Is Saudi Arabia open to foreign property buyers now?
Yes. Foreign freehold ownership was introduced under Royal Decree M/14, issued in July 2025 and effective from 21 January 2026. Foreign buyers can purchase property in designated investment zones approved by REGA. A Real Estate Ownership Permit is required before completing any transaction.
How different is buying property in Saudi Arabia compared to Dubai?
The ownership structure is similar in both markets, as both offer freehold title registered with a government authority. The main differences are in process and market maturity. Dubai has a long-established system with high transaction volumes and clear procedures. Saudi Arabia is still building its transaction ecosystem following its recent market opening.
Which market is easier for first-time international buyers?
Dubai is generally easier. It has a more established legal framework, standardised processes, and a mature resale market. Saudi Arabia involves additional steps, including ownership permits and a newer regulatory structure.
Are property prices in Saudi Arabia lower than in Dubai?
In many cases, yes. Entry prices are generally lower in Saudi Arabia compared to Dubai. However, pricing varies by location, with premium areas in Riyadh and the Red Sea positioned at higher levels.
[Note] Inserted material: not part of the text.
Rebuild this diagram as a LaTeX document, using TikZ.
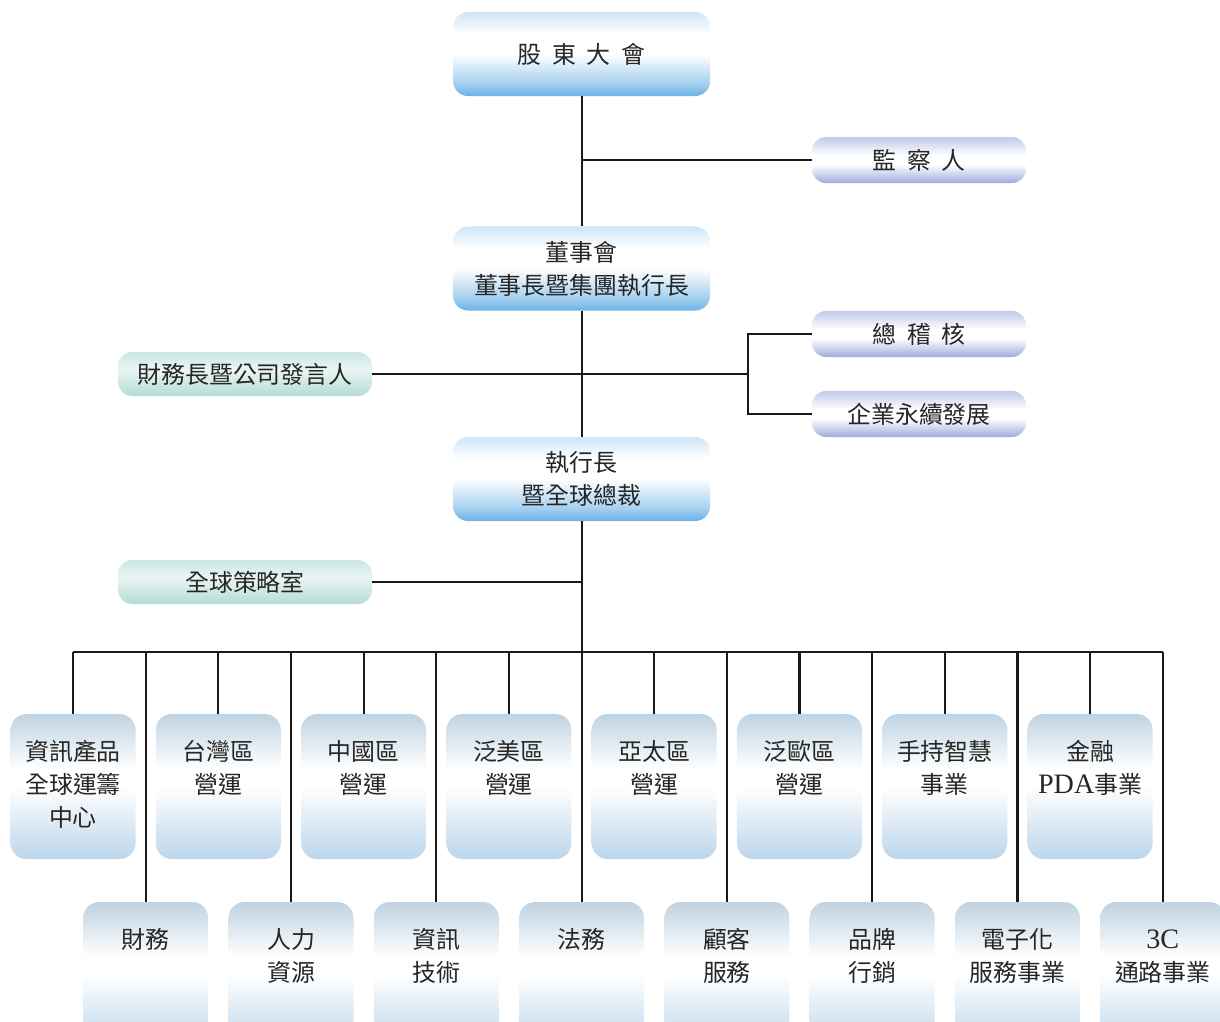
\documentclass[tikz,border=0pt]{standalone}
\usepackage{fontspec}
\setmainfont{Liberation Serif}
\newfontfamily\cjk{Noto Sans CJK TC}
\usetikzlibrary{calc,positioning}

\definecolor{bluetop}{HTML}{CFE6F8}
\definecolor{bluebot}{HTML}{6CB2E6}
\definecolor{lavtop}{HTML}{C2C8EA}
\definecolor{lavbot}{HTML}{A0AADC}
\definecolor{tealtop}{HTML}{CBE7E2}
\definecolor{tealbot}{HTML}{B3DCD5}
\definecolor{greytop}{HTML}{BFD3E2}
\definecolor{greybot}{HTML}{BCD6EB}

% vertical shadings, the middle 50bp is fitted to the node
\pgfdeclareverticalshading{bluebar}{100bp}{color(0bp)=(bluebot); color(25bp)=(bluebot); color(33bp)=(bluebot!60!white); color(50bp)=(white); color(62bp)=(white); color(75bp)=(bluetop); color(100bp)=(bluetop)}
\pgfdeclareverticalshading{lavbar}{100bp}{color(0bp)=(lavbot); color(25bp)=(lavbot); color(45bp)=(white); color(55bp)=(white); color(75bp)=(lavtop); color(100bp)=(lavtop)}
\pgfdeclareverticalshading{tealbar}{100bp}{color(0bp)=(tealbot); color(25bp)=(tealbot); color(55bp)=(tealtop!40!white); color(75bp)=(tealtop); color(100bp)=(tealtop)}
\pgfdeclareverticalshading{greybar}{100bp}{color(0bp)=(greybot); color(25bp)=(greybot); color(50bp)=(white); color(56bp)=(white); color(75bp)=(greytop); color(100bp)=(greytop)}

\newcommand\chgap{\hspace{.45em}}
\newcommand\romn[1]{{\rmfamily\fontsize{20}{23.5}\selectfont #1}}

\begin{document}
\begin{tikzpicture}[
	x=0.025cm, y=-0.025cm,
	font=\cjk\fontsize{17}{23.5}\selectfont,
	topbox/.style={rounded corners=0.375cm, minimum width=6.425cm, minimum height=2.1cm, shading=bluebar, align=center, text=black!85},
	sidebox/.style={rounded corners=0.35cm, minimum width=5.35cm, minimum height=1.15cm, shading=lavbar, text=black!85},
	staffbox/.style={rounded corners=0.35cm, minimum width=6.35cm, minimum height=1.1cm, shading=tealbar, text=black!85},
	unitbox/.style={rounded corners=0.4cm, minimum width=3.125cm, minimum height=3.625cm, shading=greybar, align=center, text=black!85},
	link/.style={line width=1.5pt, black!90}
	]
	\useasboundingbox (0,0) rectangle (1220,1021);
	%Nodes
	\node[topbox](agm) at (581.6,54) {股\chgap 東\chgap 大\chgap 會};
	\node[sidebox](sup) at (919,160) {監\chgap 察\chgap 人};
	\node[topbox](board) at (581.6,268.5) {董事會\\董事長暨集團執行長};
	\node[sidebox](audit) at (919,334) {總\chgap 稽\chgap 核};
	\node[sidebox](esg) at (919,414) {企業永續發展};
	\node[staffbox](cfo) at (245,374) {財務長暨公司發言人};
	\node[topbox](ceo) at (581.6,479) {執行長\\暨全球總裁};
	\node[staffbox](strat) at (245,582) {全球策略室};
	% business units, upper row
	\foreach \a/\b/\c [count=\i] in {資訊產品/全球運籌/中心, 台灣區/營運/, 中國區/營運/, 泛美區/營運/, 亞太區/營運/, 泛歐區/營運/, 手持智慧/事業/, 金融/\romn{PDA}事業/}
		\node[unitbox](u\i) at ({73+145.3*(\i-1)},786.5) {\strut\a\\\strut\b\\\strut\c};
	% functions, lower row
	\foreach \a/\b [count=\i] in {財務/, 人力/資源, 資訊/技術, 法務/, 顧客/服務, 品牌/行銷, 電子化/服務事業, \romn{3C}/通路事業}
		\node[unitbox](l\i) at ({145.7+145.3*(\i-1)},974.5) {\strut\a\\\strut\b\\\strut};
	\coordinate (split) at (748,374);
	\coordinate (bus) at (0,652);
	%Lines
	\draw[link] (agm.south) -- (board.north);
	\draw[link] (board.south) -- (ceo.north);
	\draw[link] (ceo.south) -- (ceo.south |- l4.north);
	\draw[link] (sup.west) -- (sup.west -| agm.south);
	\draw[link] (cfo.east) -- (split);
	\draw[link] (audit.west) -| (split) |- (esg.west);
	\draw[link] (strat.east) -- (strat.east -| ceo.south);
	\draw[link] (u1.north |- bus) -- (l8.north |- bus);
	\foreach \i in {1,...,8}{
		\draw[link] (u\i.north) -- (u\i.north |- bus);
		\draw[link] (l\i.north) -- (l\i.north |- bus);
	}
\end{tikzpicture}
\end{document}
Can I sell property easily in both markets?
Dubai has a highly active resale market with consistent demand across most segments. Saudi Arabia's resale market is still developing as more foreign transactions take place within approved zones, and liquidity is expected to improve over time.
Which market is better for long-term holding?
Both can support long-term strategies, but in different ways. Dubai offers stability through an established rental and resale market. Saudi Arabia offers earlier-stage growth potential, with outcomes closely linked to ongoing development and market expansion.
Do both countries allow full ownership for foreigners?
Yes, but under different frameworks. Dubai has offered freehold ownership in designated areas since 2002. Saudi Arabia allows freehold ownership in approved investment zones under Royal Decree M/14, effective from January 2026.